Current laws that protect adults who, due to dementia, accident or intellectual disability, are unable to make decisions for themselves or exercise their legal capacity, are contained in the 1871 Lunacy Regulations Ireland Act.
The Department of Justice has said this Act is outdated, inappropriate and in need of urgent reform.
Minister for Justice Dermot Ahern announced details of the new legislation in February and said it would be published by Easter. But the Department has now said it hopes to publish the Bill by the end of the year, “if possible”.
A new Office of Public Guardian is to be established under the legislation. The primary role of the office would be to supervise and monitor the duties of court-appointed personal guardians, replacing the ward of court system. The office would also prepare codes of practice on a range of matters including codes for financial institutions to help safeguard older people against financial abuse.

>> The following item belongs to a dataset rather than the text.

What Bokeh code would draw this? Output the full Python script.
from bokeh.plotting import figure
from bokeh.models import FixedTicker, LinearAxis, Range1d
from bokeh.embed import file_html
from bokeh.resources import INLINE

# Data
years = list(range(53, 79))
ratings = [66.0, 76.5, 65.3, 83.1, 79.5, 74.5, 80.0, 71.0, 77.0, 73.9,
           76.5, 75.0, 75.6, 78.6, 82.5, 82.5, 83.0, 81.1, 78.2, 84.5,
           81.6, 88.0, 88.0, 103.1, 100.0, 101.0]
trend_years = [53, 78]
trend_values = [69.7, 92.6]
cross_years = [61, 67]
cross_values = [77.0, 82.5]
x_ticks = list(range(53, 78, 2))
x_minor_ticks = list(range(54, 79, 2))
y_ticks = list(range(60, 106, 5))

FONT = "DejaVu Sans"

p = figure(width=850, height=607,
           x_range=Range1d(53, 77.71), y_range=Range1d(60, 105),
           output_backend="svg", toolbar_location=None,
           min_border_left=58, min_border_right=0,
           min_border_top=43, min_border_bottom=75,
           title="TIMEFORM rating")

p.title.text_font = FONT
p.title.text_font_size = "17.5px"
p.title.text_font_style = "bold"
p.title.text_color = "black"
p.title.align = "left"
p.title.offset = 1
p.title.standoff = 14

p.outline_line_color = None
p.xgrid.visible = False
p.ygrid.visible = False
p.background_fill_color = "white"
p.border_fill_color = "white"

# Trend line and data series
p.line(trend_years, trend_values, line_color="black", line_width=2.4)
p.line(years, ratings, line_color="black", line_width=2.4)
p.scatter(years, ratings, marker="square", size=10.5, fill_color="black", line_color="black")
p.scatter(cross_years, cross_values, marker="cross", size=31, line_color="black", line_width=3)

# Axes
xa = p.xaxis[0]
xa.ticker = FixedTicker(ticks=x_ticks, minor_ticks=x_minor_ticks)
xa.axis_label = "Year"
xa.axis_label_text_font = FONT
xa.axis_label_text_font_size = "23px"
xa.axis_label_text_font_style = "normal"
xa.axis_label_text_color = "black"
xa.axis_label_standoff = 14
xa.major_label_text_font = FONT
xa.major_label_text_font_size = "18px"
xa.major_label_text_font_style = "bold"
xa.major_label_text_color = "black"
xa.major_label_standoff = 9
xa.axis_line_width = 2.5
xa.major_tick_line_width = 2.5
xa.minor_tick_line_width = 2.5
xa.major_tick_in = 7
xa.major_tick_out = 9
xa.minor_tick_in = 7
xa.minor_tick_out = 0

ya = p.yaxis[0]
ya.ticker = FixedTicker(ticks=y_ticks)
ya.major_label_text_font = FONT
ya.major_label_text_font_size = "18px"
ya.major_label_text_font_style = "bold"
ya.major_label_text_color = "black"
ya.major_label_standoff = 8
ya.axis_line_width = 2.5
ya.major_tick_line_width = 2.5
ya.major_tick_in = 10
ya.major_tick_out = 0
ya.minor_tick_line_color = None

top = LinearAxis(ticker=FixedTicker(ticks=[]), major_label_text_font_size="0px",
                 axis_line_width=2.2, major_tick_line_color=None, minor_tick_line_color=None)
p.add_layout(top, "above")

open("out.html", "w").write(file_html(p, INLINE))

The legislation would presume that a person had capacity and the person would not be treated as unable to make a decision unless all practicable steps to help that person make a decision had been taken without success.
Capacity would be understood in terms of a person’s ability to make a specific decision at a specific time, and would allow for the possibility that the loss of capacity could be temporary or permanent and that other decisions could still be made.
Under the Lunacy Act, a person is made a ward of the court and is unable to make decisions on a wide range of issues.
The Bill would also unify these measures with legislation on enduring powers of attorney, where a person can pass decision-making powers to another person while they are still alive in the knowledge that their deteriorating health would impair their decision-making capacity in the future.
It also provides for an offence of ill-treatment or neglect by the person appointed as attorney or personal guardian.
Law Reform Commissioner Patricia Rickard-Clarke said it was important to minimise the abuse of older people and the new legislation would strengthen their position. “It is a great improvement in its functional approach towards capacity,” she said. “It is no longer all or nothing.”
A spokesman for Age Action Ireland said the Bill needed to be implemented urgently to protect the vulnerable, regardless of their age.
“We are working with legislation from 1871,” the spokesman said. “This is about modernising legislation to promote people’s welfare.”